Watermark averages about 9,000 weekly attendants. The Porch is a weekly young adult service that attracts between 3,000 and 4,000 attendants each Tuesday night.

Watermark is well known for its "Re:generation recovery" program. This is a 12-Step Christ-Centered recovery that is devoted to helping people find freedom from all struggles, including: anxiety/depression, pornography, fear, control, substance abuse, codependency, sexual abuse, same-sex attraction, eating disorders/body image, anger, obsessive thoughts, as well as any other struggle.

In April of 2021 founder Todd Wagner stepped down as Senior Pastor of Watermark.

== Church properties ==
Watermark Community Church has launched several new campuses over the last two decade, with the intention that these satellite campuses would eventually form into fully-functional independent churches.

=== Frisco ===
Watermark Frisco launched on July 7, 2019 and meets at Frisco High School in Frisco, TX.

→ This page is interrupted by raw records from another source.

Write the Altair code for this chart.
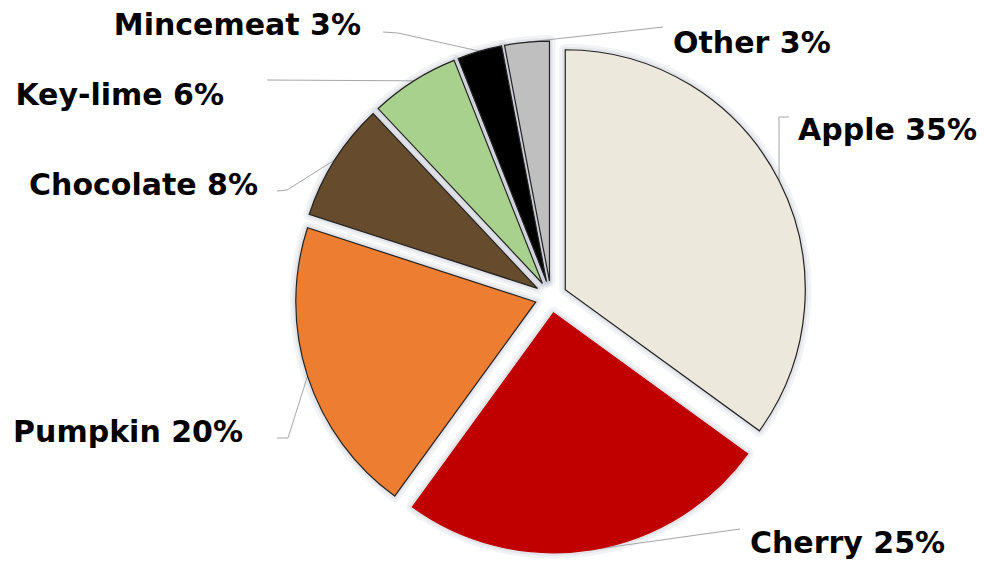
import altair as alt
import pandas as pd

# ---- data ----
pies = ["Apple", "Cherry", "Pumpkin", "Chocolate", "Key-lime", "Mincemeat", "Other"]
shares = [35, 25, 20, 8, 6, 3, 3]
colors = ["#ECE9DC", "#C00000", "#ED7D31", "#674B2D", "#A9D18E", "#000000", "#BFBFBF"]

# ---- layout (annotation placement, not data) ----
W, H = 984, 564
CX, CY = 551, 297
R = 240
EXPLODE = 16
label_x = [798, 750, 243, 258, 224, 361, 673]
label_y = [140, 553, 442, 195, 105, 35, 53]
label_side = ["left", "left", "right", "right", "right", "right", "left"]
elbow_x = [779, 740, 288, 287, 267, 398, 663]
elbow_y = [117, 529, 438, 190, 80, 33, 27]
tail_x = [789, 740, 277, 277, 267, 383, 663]
tail_y = [117, 529, 438, 191, 80, 32, 27]

df = pd.DataFrame({
    "pie": pies, "share": shares, "order": list(range(len(pies))),
    "lx": label_x, "ly": label_y, "side": label_side,
    "ex": elbow_x, "ey": elbow_y, "tx": tail_x, "ty": tail_y,
})

base = (
    alt.Chart(df)
    .transform_joinaggregate(total="sum(share)")
    .transform_window(cum="sum(share)", sort=[alt.SortField("order")])
    .transform_calculate(
        t0="2*PI*(datum.cum - datum.share)/datum.total",
        t1="2*PI*datum.cum/datum.total",
    )
    .transform_calculate(mid="(datum.t0 + datum.t1)/2")
    .transform_calculate(
        cx=f"{CX} + {EXPLODE}*sin(datum.mid)",
        cy=f"{CY} - {EXPLODE}*cos(datum.mid)",
        ax=f"{CX} + {R + EXPLODE}*sin(datum.mid)",
        ay=f"{CY} - {R + EXPLODE}*cos(datum.mid)",
        label="datum.pie + ' ' + datum.share + '%'",
    )
)

arc_enc = dict(
    theta=alt.Theta("t0:Q", scale=None),
    theta2="t1:Q",
    x=alt.X("cx:Q", scale=None),
    y=alt.Y("cy:Q", scale=None),
)

halo1 = base.mark_arc(radius=R, fill="#ffffff", stroke="#7d8799", strokeOpacity=0.10,
                      strokeWidth=12, strokeJoin="round").encode(**arc_enc)
halo2 = base.mark_arc(radius=R, fill="#ffffff", stroke="#7d8799", strokeOpacity=0.12,
                      strokeWidth=6, strokeJoin="round").encode(**arc_enc)

leader1 = base.mark_rule(color="#A6A6A6", strokeWidth=1).encode(
    x=alt.X("ax:Q", scale=None), y=alt.Y("ay:Q", scale=None),
    x2="ex:Q", y2="ey:Q",
)
leader2 = base.mark_rule(color="#A6A6A6", strokeWidth=1).encode(
    x=alt.X("ex:Q", scale=None), y=alt.Y("ey:Q", scale=None),
    x2="tx:Q", y2="ty:Q",
)

arcs = base.mark_arc(radius=R, strokeWidth=1.2).encode(
    color=alt.Color("pie:N", scale=alt.Scale(domain=pies, range=colors), legend=None),
    stroke=alt.condition("datum.pie == 'Cherry'", alt.value("#C00000"), alt.value("#222222")),
    **arc_enc,
)

text_kw = dict(font="DejaVu Sans", fontWeight="bold", fontSize=30,
               baseline="alphabetic", color="#000000")
text_left = base.transform_filter("datum.side == 'left'").mark_text(align="left", **text_kw).encode(
    x=alt.X("lx:Q", scale=None), y=alt.Y("ly:Q", scale=None), text="label:N")
text_right = base.transform_filter("datum.side == 'right'").mark_text(align="right", **text_kw).encode(
    x=alt.X("lx:Q", scale=None), y=alt.Y("ly:Q", scale=None), text="label:N")

chart = (
    alt.layer(halo1, halo2, leader1, leader2, arcs, text_left, text_right)
    .properties(width=W, height=H, autosize="none", padding=0, background="#ffffff")
    .configure_view(stroke=None)
)

chart.save("out.html", embed_options={"renderer": "svg", "actions": False})
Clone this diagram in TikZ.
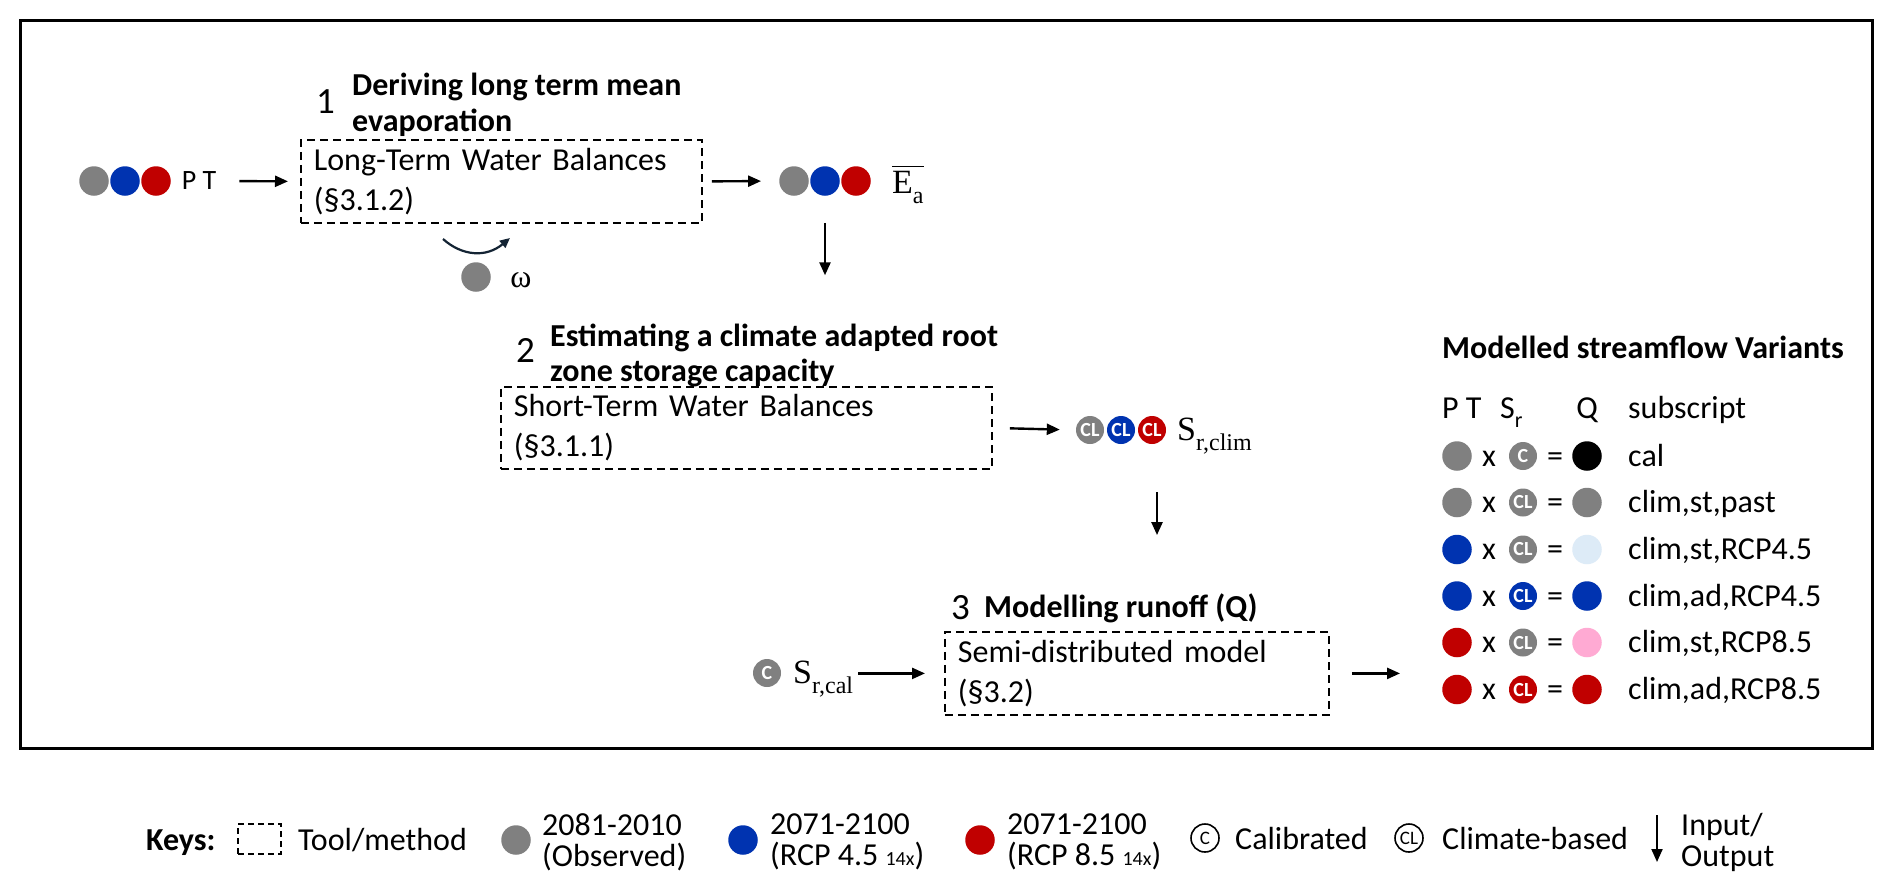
\documentclass[tikz,border=0pt]{standalone}
\usepackage{fontspec}
\setmainfont{Carlito}
\newfontfamily\serif{Liberation Serif}
\usetikzlibrary{arrows.meta}
\definecolor{cgray}{RGB}{128,128,128}
\definecolor{cblue}{RGB}{0,51,176}
\definecolor{cred}{RGB}{192,0,0}
\definecolor{clblue}{RGB}{221,235,247}
\definecolor{cpink}{RGB}{255,170,211}
\definecolor{cnavy}{RGB}{20,36,52}
\newcommand\fsz[2]{\fontsize{#1}{#2}\selectfont}
\newcommand\symsub[2]{{\serif #1\raisebox{-0.32em}{\fsz{24}{24}#2}}}
\tikzset{
  flow/.style={-{Triangle[length=13pt,width=11pt]}, line width=2.4pt},
  methodbox/.style={draw, dash pattern=on 8pt off 5pt, line width=1.8pt, anchor=north west, align=left, inner xsep=13pt, inner ysep=0pt, font=\fsz{32}{40}},
  dotg/.style={circle, fill=#1, minimum size=29.5pt, inner sep=0pt},
  cdot/.style={circle, fill=#1, minimum size=28pt, inner sep=0pt, text=white, font=\fsz{20}{20}\bfseries},
  keycirc/.style={circle, draw, line width=1.6pt, minimum size=28pt, inner sep=0pt, font=\fsz{19}{19}},
  body/.style={inner sep=0pt, font=\fsz{32}{40}},
  bodyb/.style={inner sep=0pt, font=\fsz{32}{40}\bfseries},
  num/.style={inner sep=0pt, font=\fsz{37}{40}},
  keytxt/.style={inner sep=0pt, font=\fsz{32}{31}, align=left, anchor=west},
}
\begin{document}
\begin{tikzpicture}[x=1pt,y=-1pt]
\useasboundingbox (0,0) rectangle (1892,884);
\fill[white] (0,0) rectangle (1892,884);
\draw[line width=3pt] (20,20) rectangle (1872,748);

% ---- step 1
\node[dotg=cgray] (pt1) at (94,181) {};
\node[dotg=cblue] (pt2) at (125,181) {};
\node[dotg=cred]  (pt3) at (156,181) {};
\node[inner sep=0pt, font=\fsz{28}{30}] (ptl) at (199,181) {P T};
\node[methodbox, text width=375pt, minimum height=83pt] (b1) at (300,139) {Long-Term Water Balances\\(§3.1.2)};
\node[num, anchor=base west] (n1) at (316,113) {1};
\node[bodyb, anchor=base west] (t1a) at (352,95) {Deriving long term mean};
\node[bodyb, anchor=base west] (t1b) at (352,131) {evaporation};
\node[dotg=cgray] (ea1) at (794,181) {};
\node[dotg=cblue] (ea2) at (825,181) {};
\node[dotg=cred]  (ea3) at (856,181) {};
\node[inner sep=0pt, anchor=base west, font=\fsz{34}{34}] (eal) at (892,193) {\symsub{E}{a}};
\draw[line width=1.6pt] ([yshift=4pt]eal.north west) -- ([yshift=4pt]eal.north east);

% ---- step 2
\node[num, anchor=base west] (n2) at (516,362) {2};
\node[bodyb, anchor=base west] (t2a) at (550,346) {Estimating a climate adapted root};
\node[bodyb, anchor=base west] (t2b) at (550,381) {zone storage capacity};
\node[methodbox, text width=465pt, minimum height=82pt] (b2) at (500,386) {Short-Term Water Balances\\(§3.1.1)};
\node[cdot=cgray] (cl1) at (1090,430) {CL};
\node[cdot=cblue] (cl2) at (1121,430) {CL};
\node[cdot=cred]  (cl3) at (1152,430) {CL};
\node[inner sep=0pt, anchor=base west, font=\fsz{34}{34}] (scl) at (1177,440) {\symsub{S}{r,clim}};

% ---- step 3
\node[num, anchor=base west] (n3) at (951,619) {3};
\node[bodyb, anchor=base west] (t3) at (984,617) {Modelling runoff (Q)};
\node[methodbox, text width=358pt, minimum height=83pt] (b3) at (944,631) {Semi-distributed model\\(§3.2)};
\node[cdot=cgray] (cc) at (767,673) {C};
\node[inner sep=0pt, anchor=base west, font=\fsz{34}{34}] (scal) at (793,683) {\symsub{S}{r,cal}};

% ---- variants
\node[bodyb, anchor=base west] (vt) at (1442,358) {Modelled streamflow Variants};
\node[body, anchor=base west] (hpt) at (1442,418) {P T};
\node[body, anchor=base west] (hsr) at (1500,418) {S\raisebox{-0.3em}{\fsz{22}{22}r}};
\node[body, anchor=base] (hq) at (1587,418) {Q};
\node[body, anchor=base west] (hsub) at (1628,418) {subscript};
\foreach \i/\y/\ca/\cs/\lab/\cq/\lbl in {
  1/456/cgray/cgray/C/black/cal,
  2/502.5/cgray/cgray/CL/cgray/{clim,st,past},
  3/549.5/cblue/cgray/CL/clblue/{clim,st,RCP4.5},
  4/596/cblue/cblue/CL/cblue/{clim,ad,RCP4.5},
  5/642.5/cred/cgray/CL/cpink/{clim,st,RCP8.5},
  6/689.5/cred/cred/CL/cred/{clim,ad,RCP8.5}} {
  \node[dotg=\ca] (v\i a) at (1457,\y) {};
  \node[body, anchor=base] (v\i x) at (1489,\y+10) {x};
  \node[cdot=\cs] (v\i s) at (1523,\y) {\lab};
  \node[body, anchor=base] (v\i e) at (1555,\y+10) {=};
  \node[dotg=\cq] (v\i q) at (1587,\y) {};
  \node[body, anchor=base west] (v\i l) at (1628,\y+10) {\lbl};
}

% ---- connectors
\draw[flow, shorten <=23pt, shorten >=12pt] (ptl.east) -- (b1.west);
\draw[flow, shorten <=9pt, shorten >=18pt] (b1.east) -- (ea1.west);
\draw[flow, shorten <=27pt, shorten >=48pt] (ea2.south) -- (ea2.south |- t2a.north);
\coordinate (om1) at (443,239);
\coordinate (om2) at (510,238);
\draw[cnavy, line width=2.2pt, -{Triangle[length=10pt,width=9pt]}] (om1) .. controls (462,256) and (486,258) .. (om2);
\node[dotg=cgray] (wdot) at (476,277) {};
\node[inner sep=0pt, font=\fsz{32}{32}\serif] (wl) at (521,280) {ω};
\draw[flow, shorten <=17pt, shorten >=16pt] (b2.east) -- (cl1.west);
\draw[flow, shorten <=48pt, shorten >=58pt] ([xshift=5pt]cl3.south) -- ([xshift=5pt]cl3.south |- t3.north);
\draw[flow, shorten <=5pt, shorten >=19pt] (scal.east |- b3.west) -- (b3.west);
\draw[flow, shorten <=22pt, shorten >=42pt] (b3.east) -- (b3.east -| v6a.west);

% ---- keys
\node[bodyb, anchor=base west] (kk) at (146,850) {Keys:};
\node[draw, dash pattern=on 6pt off 4pt, line width=1.4pt, minimum width=43pt, minimum height=30pt, inner sep=0pt] (kbox) at (259.5,839) {};
\node[body, anchor=base west] (ktool) at (298,850) {Tool/method};
\node[dotg=cgray] (kd1) at (516,840) {};
\node[keytxt] (kt1) at (542,842) {2081-2010\\(Observed)};
\node[dotg=cblue] (kd2) at (743,840) {};
\node[keytxt] (kt2) at (770,842) {2071-2100\\(RCP 4.5 {\fsz{20}{20}14x})};
\node[dotg=cred] (kd3) at (980,840) {};
\node[keytxt] (kt3) at (1007,842) {2071-2100\\(RCP 8.5 {\fsz{20}{20}14x})};
\node[keycirc] (kc) at (1205,838) {C};
\node[body, anchor=base west] (kct) at (1235,849) {Calibrated};
\node[keycirc] (kcl) at (1409,838) {CL};
\node[body, anchor=base west] (kclt) at (1442,849) {Climate-based};
\coordinate (ka1) at (1657,815);
\coordinate (ka2) at (1657,862);
\draw[flow, line width=2pt] (ka1) -- (ka2);
\node[keytxt] (kio) at (1681,842) {Input/\\Output};
\end{tikzpicture}
\end{document}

In partnership with Centennial Community Church, Watermark Frisco launched as Onward Community Church to serve the Frisco community on September 12, 2021.

=== Fort Worth ===
A former campus in Fort Worth became an independent congregation on July 1, 2020 and maintains the name Watermark Fort Worth.

=== Plano ===
In 2014 Todd Wagner made a public announcement that the church was looking to expand to Plano. He further stated that the property they wished to purchase would cost $9.5 million. The Plano campus formally launched as an independent campus, CityBridge Community Church, on January 1, 2021.

=== Dallas ===
In 2015 it was announced that Watermark had the opportunity to purchase the second of two tower blocks adjacent to the main campus. The purchase was to be for $19 million, with $15 million needed as of October 10, 2015. As of 2016, Watermark has purchased an 8 year lease with plans to purchase the tower after the lease expires.

As of 2015 the Dallas Campus property was valued at $69.8 million.

In 2020 Watermark purchased the former Pearl C. Anderson Middle School property in South Dallas from the Dallas Independent School District for $211,000 in a public sale, an action which has upset church leaders in the community. Watermark intends to provide community services in the area, such as health care, job placement, and personal recovery.

==Doctrinal Positions==
Watermark's full doctrinal statement is publicly available. Its official doctrinal position is consistent with evangelical, dispensationalist churches. A selected summary is given here.

- Verbal plenary inspiration of the Bible.
- Trinitarian.
- Cessationist.
- "Sanctification ... is positional, progressive, and ultimate."
- The Church is the community of all believers.
- "The local church is an assembly of professed believers for the purposes of worship, study of the Word of God, observance of the ordinances, Christian fellowship, equipping for and practice of Kingdom service, specifically stewarding our lives for the purpose of fulfilling the Great Commission."
- There are two ordinances: baptism and the Lord's Supper.
- Premillennial.

Watermark is an elder-governed church.

==Criticism==
===Membership===
Under Watermark's governing documents, the church leadership may exercise "church discipline" up to and including terminating membership. Watermark's exercise of this clause has been criticized on at least one reported occasion:
- In 2016, Watermark terminated the membership of a man involved in a same-sex relationship.